■ Extracted entries:
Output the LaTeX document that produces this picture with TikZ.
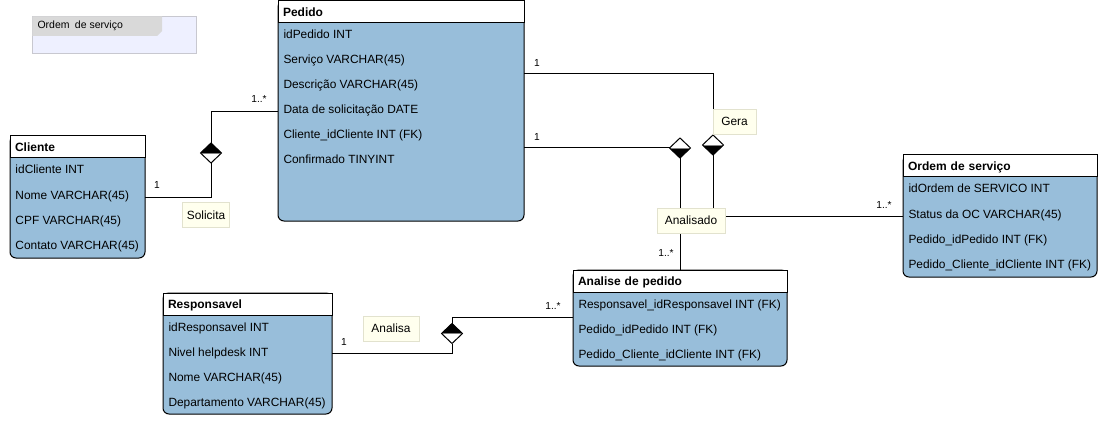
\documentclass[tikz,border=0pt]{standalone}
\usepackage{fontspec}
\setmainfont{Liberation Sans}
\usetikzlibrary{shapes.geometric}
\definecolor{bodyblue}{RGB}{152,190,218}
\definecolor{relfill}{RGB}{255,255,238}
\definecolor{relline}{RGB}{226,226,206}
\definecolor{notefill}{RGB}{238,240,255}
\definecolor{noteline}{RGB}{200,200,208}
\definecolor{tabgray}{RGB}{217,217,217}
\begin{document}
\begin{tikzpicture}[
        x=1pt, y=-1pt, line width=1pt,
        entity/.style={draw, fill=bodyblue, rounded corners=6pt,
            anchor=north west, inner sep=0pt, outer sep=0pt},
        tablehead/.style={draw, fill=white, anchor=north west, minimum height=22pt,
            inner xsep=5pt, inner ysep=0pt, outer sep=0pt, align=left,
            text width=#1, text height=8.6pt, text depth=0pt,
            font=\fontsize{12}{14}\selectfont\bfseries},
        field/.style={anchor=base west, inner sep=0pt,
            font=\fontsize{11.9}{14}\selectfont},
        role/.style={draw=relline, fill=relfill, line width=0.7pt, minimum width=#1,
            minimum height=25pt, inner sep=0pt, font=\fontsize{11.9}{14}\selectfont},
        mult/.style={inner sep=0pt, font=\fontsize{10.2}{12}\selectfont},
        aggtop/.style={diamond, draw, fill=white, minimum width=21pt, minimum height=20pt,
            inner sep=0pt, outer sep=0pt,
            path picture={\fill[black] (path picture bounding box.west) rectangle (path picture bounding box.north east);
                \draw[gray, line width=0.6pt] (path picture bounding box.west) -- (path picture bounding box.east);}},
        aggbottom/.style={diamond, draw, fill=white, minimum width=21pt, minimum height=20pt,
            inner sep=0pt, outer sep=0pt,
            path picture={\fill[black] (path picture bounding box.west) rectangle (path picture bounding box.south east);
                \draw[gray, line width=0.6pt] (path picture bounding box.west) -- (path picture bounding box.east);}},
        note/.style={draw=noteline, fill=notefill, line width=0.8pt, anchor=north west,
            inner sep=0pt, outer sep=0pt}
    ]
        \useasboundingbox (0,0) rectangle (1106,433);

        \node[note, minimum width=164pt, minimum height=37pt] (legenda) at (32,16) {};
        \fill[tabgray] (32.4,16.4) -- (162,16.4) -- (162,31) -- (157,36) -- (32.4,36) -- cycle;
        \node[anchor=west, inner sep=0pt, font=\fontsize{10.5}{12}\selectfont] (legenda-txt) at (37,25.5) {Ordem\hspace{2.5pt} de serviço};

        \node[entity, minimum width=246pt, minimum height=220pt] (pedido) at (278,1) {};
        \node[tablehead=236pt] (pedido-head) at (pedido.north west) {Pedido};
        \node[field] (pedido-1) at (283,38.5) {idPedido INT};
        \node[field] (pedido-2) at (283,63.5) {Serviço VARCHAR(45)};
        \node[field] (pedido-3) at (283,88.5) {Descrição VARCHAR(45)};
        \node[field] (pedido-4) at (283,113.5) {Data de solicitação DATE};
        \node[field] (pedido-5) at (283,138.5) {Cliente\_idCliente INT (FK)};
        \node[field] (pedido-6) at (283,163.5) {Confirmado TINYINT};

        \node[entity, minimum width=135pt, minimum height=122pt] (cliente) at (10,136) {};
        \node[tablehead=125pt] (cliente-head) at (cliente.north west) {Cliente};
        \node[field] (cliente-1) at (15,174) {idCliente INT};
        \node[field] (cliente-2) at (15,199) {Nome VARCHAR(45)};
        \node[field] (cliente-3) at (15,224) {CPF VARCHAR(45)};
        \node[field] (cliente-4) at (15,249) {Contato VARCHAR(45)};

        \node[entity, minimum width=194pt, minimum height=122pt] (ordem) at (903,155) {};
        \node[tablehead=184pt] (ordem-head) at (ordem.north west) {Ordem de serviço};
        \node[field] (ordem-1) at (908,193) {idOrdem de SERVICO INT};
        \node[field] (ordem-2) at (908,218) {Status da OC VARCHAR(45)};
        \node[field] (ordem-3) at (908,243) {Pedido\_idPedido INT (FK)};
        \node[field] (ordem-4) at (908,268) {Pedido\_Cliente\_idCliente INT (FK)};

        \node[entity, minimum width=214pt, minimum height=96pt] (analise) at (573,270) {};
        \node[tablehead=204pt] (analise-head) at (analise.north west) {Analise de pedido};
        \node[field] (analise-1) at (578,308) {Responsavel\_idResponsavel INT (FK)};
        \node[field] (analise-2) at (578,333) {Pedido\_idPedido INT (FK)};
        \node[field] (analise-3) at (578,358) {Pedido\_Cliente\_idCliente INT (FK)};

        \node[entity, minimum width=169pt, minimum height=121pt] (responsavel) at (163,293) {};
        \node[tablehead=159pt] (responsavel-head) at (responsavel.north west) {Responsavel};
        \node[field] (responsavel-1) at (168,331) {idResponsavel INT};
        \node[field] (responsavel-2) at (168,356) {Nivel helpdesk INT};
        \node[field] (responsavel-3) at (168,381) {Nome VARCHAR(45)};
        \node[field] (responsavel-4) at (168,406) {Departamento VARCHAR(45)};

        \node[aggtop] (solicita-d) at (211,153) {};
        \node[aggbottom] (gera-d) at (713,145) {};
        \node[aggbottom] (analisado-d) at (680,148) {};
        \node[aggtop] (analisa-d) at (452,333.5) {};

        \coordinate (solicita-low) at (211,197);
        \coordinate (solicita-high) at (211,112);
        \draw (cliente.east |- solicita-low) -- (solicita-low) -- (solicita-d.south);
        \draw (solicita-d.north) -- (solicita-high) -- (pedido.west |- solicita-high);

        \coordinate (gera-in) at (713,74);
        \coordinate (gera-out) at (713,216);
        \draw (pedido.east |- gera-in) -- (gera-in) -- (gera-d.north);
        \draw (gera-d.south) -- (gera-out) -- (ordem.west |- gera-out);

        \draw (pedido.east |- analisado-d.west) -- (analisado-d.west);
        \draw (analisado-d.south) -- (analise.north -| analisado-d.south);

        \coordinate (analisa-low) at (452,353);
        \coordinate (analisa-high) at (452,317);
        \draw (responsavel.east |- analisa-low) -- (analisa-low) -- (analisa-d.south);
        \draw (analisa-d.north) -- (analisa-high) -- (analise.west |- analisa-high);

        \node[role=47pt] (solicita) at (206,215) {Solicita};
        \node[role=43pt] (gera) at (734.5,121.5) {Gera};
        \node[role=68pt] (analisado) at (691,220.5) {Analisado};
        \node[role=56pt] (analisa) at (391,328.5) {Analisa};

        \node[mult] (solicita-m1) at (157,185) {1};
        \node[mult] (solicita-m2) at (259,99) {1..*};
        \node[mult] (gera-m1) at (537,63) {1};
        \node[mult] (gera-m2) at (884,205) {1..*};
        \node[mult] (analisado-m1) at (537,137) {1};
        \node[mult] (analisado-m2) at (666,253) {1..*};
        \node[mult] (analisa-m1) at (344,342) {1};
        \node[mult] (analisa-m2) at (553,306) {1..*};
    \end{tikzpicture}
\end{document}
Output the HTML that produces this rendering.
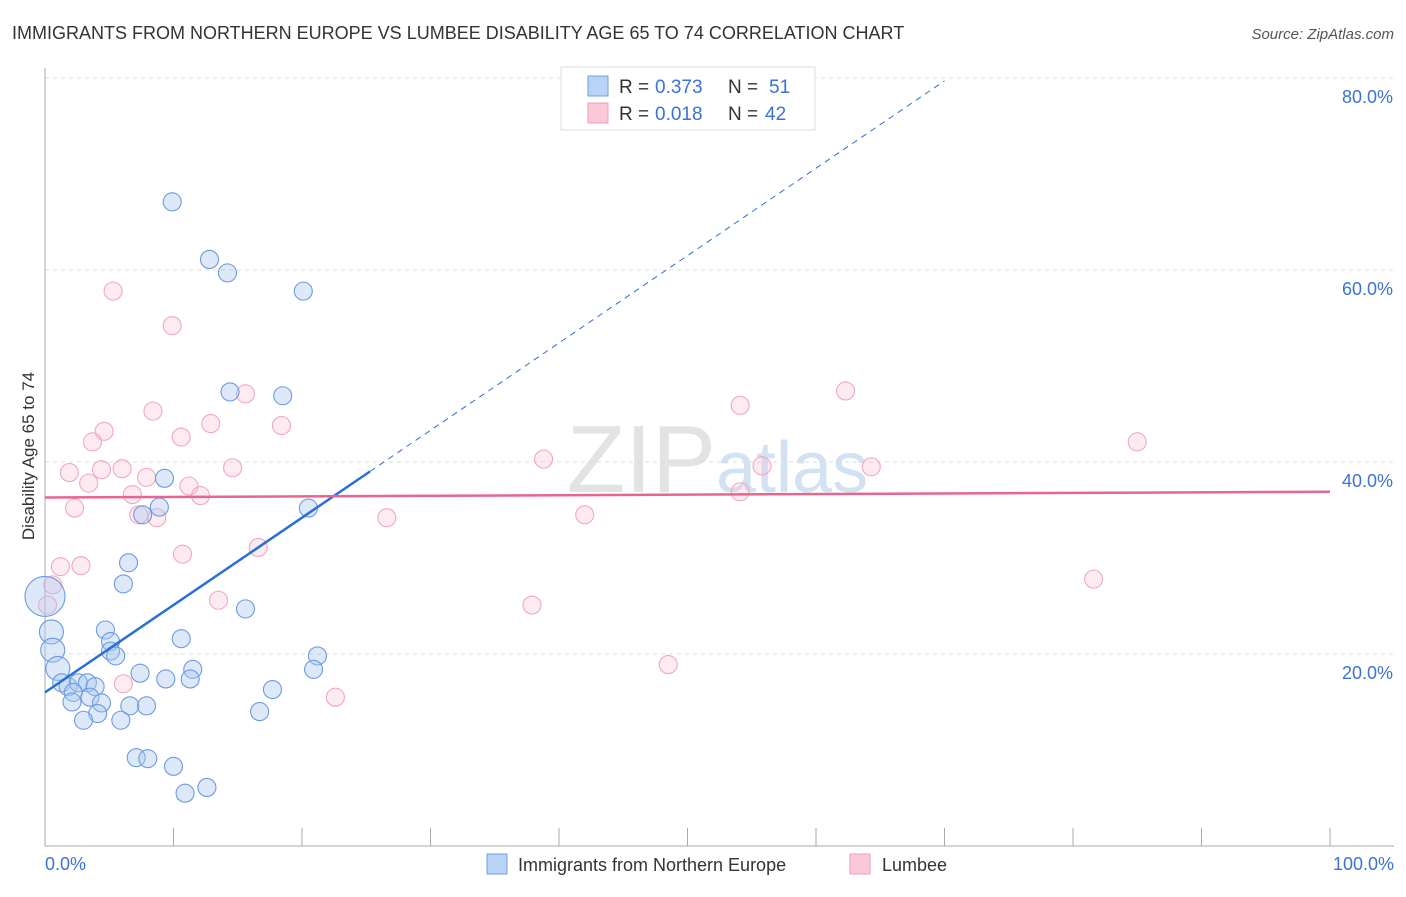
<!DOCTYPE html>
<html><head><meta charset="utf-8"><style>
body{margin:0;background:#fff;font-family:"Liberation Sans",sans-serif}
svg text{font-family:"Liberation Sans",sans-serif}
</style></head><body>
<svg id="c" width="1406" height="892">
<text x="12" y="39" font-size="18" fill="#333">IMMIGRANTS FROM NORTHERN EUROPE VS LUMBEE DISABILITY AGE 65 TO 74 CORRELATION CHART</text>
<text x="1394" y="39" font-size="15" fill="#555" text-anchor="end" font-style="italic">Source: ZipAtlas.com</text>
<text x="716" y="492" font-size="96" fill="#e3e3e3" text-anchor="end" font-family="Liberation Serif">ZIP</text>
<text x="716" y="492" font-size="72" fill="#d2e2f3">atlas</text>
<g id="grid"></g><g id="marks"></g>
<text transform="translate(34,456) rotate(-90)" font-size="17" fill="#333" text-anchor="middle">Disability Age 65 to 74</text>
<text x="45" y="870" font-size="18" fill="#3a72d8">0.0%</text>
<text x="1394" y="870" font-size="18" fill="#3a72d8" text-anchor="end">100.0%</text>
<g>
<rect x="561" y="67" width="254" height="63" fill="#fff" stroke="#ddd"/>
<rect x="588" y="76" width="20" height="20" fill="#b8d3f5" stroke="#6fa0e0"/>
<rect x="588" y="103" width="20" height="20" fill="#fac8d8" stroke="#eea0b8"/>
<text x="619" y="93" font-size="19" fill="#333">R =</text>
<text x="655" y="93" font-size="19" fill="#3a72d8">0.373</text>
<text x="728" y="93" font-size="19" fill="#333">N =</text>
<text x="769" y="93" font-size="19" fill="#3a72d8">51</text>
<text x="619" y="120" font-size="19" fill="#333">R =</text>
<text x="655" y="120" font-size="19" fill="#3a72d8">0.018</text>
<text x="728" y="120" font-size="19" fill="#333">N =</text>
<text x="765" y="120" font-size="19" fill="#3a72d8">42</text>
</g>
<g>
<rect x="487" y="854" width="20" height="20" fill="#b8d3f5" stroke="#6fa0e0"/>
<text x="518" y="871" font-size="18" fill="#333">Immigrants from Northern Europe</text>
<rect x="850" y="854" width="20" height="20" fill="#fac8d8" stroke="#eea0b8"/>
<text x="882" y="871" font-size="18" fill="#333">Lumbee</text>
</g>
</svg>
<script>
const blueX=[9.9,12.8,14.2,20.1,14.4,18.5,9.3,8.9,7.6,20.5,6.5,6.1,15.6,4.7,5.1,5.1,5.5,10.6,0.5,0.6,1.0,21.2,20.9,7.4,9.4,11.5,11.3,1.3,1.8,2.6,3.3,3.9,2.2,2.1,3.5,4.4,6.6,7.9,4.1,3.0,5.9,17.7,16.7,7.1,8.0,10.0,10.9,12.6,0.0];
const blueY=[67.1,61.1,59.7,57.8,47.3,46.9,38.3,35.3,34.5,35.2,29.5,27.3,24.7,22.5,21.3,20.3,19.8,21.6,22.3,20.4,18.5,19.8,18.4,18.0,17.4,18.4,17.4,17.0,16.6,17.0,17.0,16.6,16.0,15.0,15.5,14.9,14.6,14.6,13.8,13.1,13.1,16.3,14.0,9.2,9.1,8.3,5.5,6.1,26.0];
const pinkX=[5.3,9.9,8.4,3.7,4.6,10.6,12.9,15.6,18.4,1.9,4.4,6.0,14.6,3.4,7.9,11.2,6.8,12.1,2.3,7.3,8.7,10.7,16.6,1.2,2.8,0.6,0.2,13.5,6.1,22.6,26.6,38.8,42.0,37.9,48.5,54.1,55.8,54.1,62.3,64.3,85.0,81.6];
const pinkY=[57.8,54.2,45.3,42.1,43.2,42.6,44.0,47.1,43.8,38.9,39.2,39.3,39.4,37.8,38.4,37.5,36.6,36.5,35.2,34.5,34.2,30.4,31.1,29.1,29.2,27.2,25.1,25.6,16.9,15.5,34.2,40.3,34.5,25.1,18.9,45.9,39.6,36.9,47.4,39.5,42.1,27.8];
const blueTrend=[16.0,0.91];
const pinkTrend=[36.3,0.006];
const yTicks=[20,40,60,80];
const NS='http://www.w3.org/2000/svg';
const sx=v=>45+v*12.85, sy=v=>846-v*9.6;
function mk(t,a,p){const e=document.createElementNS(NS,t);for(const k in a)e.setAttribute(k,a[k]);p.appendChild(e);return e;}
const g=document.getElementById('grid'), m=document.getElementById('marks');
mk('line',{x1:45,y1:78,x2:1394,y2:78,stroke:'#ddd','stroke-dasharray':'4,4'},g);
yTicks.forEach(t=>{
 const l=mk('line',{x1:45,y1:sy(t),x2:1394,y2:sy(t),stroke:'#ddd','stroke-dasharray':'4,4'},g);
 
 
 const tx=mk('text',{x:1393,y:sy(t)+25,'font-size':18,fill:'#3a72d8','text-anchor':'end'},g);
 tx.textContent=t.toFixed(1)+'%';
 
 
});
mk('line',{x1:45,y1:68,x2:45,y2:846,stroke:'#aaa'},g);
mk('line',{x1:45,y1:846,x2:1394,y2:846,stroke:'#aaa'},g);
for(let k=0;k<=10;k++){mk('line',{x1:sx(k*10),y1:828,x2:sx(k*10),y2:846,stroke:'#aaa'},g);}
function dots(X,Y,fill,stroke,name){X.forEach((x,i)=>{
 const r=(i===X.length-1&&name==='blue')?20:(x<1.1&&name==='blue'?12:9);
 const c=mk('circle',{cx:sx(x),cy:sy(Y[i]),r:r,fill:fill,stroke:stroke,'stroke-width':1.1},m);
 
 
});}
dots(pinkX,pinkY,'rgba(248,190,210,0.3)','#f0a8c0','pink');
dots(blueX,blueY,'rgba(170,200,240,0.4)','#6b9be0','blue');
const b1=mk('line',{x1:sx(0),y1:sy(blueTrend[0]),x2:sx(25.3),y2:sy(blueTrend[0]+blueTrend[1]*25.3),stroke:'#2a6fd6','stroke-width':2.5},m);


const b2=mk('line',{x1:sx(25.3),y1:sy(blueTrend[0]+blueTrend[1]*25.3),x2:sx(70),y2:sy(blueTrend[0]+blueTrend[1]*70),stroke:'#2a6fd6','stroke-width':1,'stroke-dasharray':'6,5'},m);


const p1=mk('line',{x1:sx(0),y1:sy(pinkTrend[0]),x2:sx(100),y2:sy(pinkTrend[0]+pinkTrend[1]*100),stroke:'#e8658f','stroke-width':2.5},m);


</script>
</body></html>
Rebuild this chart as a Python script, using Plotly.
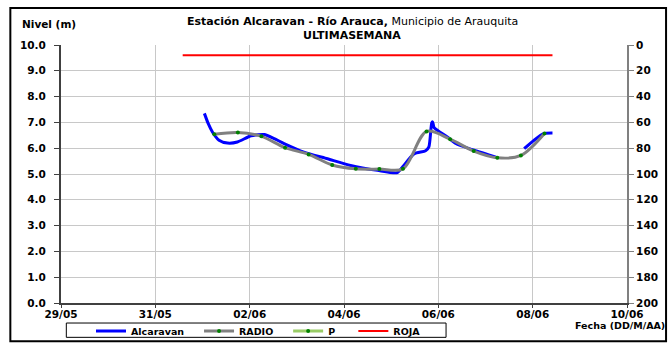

■ What is needed:
Begin at the first line of the material and copy each line exactly through the one containing "(0,0) rectangle (1106,433);". Omit pictures.

■ Exercise solution:
Output the LaTeX document that produces this picture with TikZ.
\documentclass[tikz,border=0pt]{standalone}
\usepackage{fontspec}
\setmainfont{Liberation Sans}
\usetikzlibrary{shapes.geometric}
\definecolor{bodyblue}{RGB}{152,190,218}
\definecolor{relfill}{RGB}{255,255,238}
\definecolor{relline}{RGB}{226,226,206}
\definecolor{notefill}{RGB}{238,240,255}
\definecolor{noteline}{RGB}{200,200,208}
\definecolor{tabgray}{RGB}{217,217,217}
\begin{document}
\begin{tikzpicture}[
        x=1pt, y=-1pt, line width=1pt,
        entity/.style={draw, fill=bodyblue, rounded corners=6pt,
            anchor=north west, inner sep=0pt, outer sep=0pt},
        tablehead/.style={draw, fill=white, anchor=north west, minimum height=22pt,
            inner xsep=5pt, inner ysep=0pt, outer sep=0pt, align=left,
            text width=#1, text height=8.6pt, text depth=0pt,
            font=\fontsize{12}{14}\selectfont\bfseries},
        field/.style={anchor=base west, inner sep=0pt,
            font=\fontsize{11.9}{14}\selectfont},
        role/.style={draw=relline, fill=relfill, line width=0.7pt, minimum width=#1,
            minimum height=25pt, inner sep=0pt, font=\fontsize{11.9}{14}\selectfont},
        mult/.style={inner sep=0pt, font=\fontsize{10.2}{12}\selectfont},
        aggtop/.style={diamond, draw, fill=white, minimum width=21pt, minimum height=20pt,
            inner sep=0pt, outer sep=0pt,
            path picture={\fill[black] (path picture bounding box.west) rectangle (path picture bounding box.north east);
                \draw[gray, line width=0.6pt] (path picture bounding box.west) -- (path picture bounding box.east);}},
        aggbottom/.style={diamond, draw, fill=white, minimum width=21pt, minimum height=20pt,
            inner sep=0pt, outer sep=0pt,
            path picture={\fill[black] (path picture bounding box.west) rectangle (path picture bounding box.south east);
                \draw[gray, line width=0.6pt] (path picture bounding box.west) -- (path picture bounding box.east);}},
        note/.style={draw=noteline, fill=notefill, line width=0.8pt, anchor=north west,
            inner sep=0pt, outer sep=0pt}
    ]
        \useasboundingbox (0,0) rectangle (1106,433);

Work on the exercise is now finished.